Select every line below containing the word "this".

DATASET RECORDS:
-*-

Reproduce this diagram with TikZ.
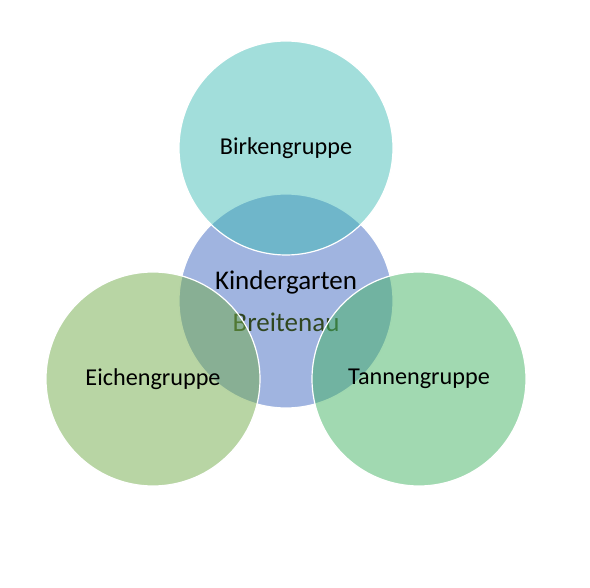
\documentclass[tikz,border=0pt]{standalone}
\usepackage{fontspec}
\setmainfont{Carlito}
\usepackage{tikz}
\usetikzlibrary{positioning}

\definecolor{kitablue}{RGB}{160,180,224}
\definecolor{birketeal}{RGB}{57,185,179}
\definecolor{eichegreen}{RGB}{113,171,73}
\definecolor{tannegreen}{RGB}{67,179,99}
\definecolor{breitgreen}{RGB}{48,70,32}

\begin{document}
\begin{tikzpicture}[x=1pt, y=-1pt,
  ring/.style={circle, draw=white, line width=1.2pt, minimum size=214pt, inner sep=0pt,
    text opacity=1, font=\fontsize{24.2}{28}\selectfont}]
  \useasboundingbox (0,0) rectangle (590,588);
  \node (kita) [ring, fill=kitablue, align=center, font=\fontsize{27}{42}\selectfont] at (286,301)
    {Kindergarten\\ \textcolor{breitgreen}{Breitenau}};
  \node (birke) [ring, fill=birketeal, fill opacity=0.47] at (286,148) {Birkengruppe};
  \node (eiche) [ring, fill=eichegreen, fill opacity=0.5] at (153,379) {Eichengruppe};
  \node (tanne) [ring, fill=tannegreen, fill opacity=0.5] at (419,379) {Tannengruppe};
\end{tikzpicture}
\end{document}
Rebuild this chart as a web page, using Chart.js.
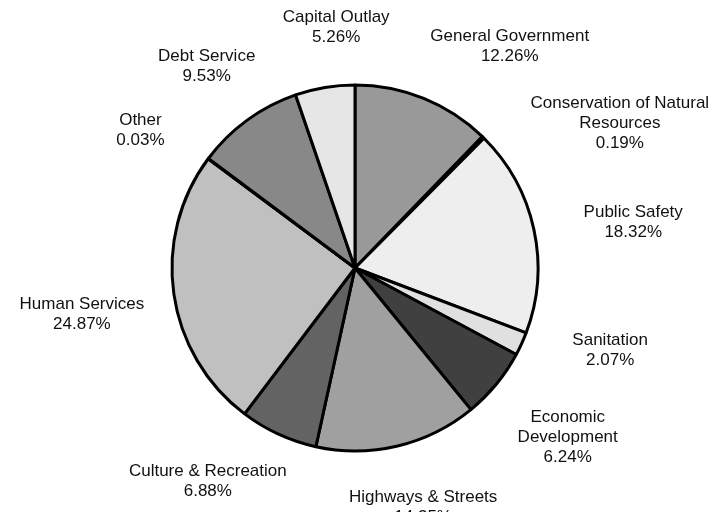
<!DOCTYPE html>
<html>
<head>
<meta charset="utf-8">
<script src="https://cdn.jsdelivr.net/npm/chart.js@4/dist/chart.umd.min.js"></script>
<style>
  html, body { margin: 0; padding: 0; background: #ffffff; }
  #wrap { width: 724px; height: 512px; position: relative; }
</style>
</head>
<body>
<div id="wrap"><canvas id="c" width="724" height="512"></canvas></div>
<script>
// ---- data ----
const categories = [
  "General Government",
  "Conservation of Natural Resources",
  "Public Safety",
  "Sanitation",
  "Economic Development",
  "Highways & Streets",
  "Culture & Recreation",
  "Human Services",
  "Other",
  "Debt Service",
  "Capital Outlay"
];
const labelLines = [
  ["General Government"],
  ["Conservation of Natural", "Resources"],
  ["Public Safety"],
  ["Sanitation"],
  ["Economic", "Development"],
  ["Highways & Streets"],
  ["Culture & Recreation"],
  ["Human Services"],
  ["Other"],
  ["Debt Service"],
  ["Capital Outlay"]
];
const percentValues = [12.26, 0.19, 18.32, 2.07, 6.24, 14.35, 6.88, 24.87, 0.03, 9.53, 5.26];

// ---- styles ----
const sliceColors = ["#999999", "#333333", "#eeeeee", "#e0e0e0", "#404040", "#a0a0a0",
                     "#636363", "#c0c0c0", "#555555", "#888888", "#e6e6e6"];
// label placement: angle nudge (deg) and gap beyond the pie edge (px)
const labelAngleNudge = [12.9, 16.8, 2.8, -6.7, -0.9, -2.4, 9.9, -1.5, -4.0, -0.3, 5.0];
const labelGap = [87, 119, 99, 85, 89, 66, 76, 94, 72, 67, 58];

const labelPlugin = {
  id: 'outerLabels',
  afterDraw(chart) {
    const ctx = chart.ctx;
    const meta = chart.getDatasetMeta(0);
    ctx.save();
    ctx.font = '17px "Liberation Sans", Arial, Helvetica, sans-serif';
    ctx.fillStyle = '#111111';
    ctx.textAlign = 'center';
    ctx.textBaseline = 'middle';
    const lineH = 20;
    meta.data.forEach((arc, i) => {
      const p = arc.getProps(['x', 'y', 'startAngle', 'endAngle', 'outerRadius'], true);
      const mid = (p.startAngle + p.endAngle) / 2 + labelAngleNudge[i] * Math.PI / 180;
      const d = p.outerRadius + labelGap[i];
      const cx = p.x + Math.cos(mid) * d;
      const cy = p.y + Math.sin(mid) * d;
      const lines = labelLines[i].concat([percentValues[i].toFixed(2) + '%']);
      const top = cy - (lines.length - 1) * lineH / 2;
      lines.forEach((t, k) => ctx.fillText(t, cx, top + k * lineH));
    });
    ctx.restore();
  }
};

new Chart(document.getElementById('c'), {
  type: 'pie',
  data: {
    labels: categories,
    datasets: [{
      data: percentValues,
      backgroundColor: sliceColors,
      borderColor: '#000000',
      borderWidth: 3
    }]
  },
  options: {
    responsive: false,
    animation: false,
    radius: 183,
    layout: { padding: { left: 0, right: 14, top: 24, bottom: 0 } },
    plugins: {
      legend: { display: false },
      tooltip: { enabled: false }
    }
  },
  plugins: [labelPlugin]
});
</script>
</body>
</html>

-*-

OUTPUT BELOW:
Reproduce this diagram with TikZ.
Rebuild this chart as a web page, using Chart.js.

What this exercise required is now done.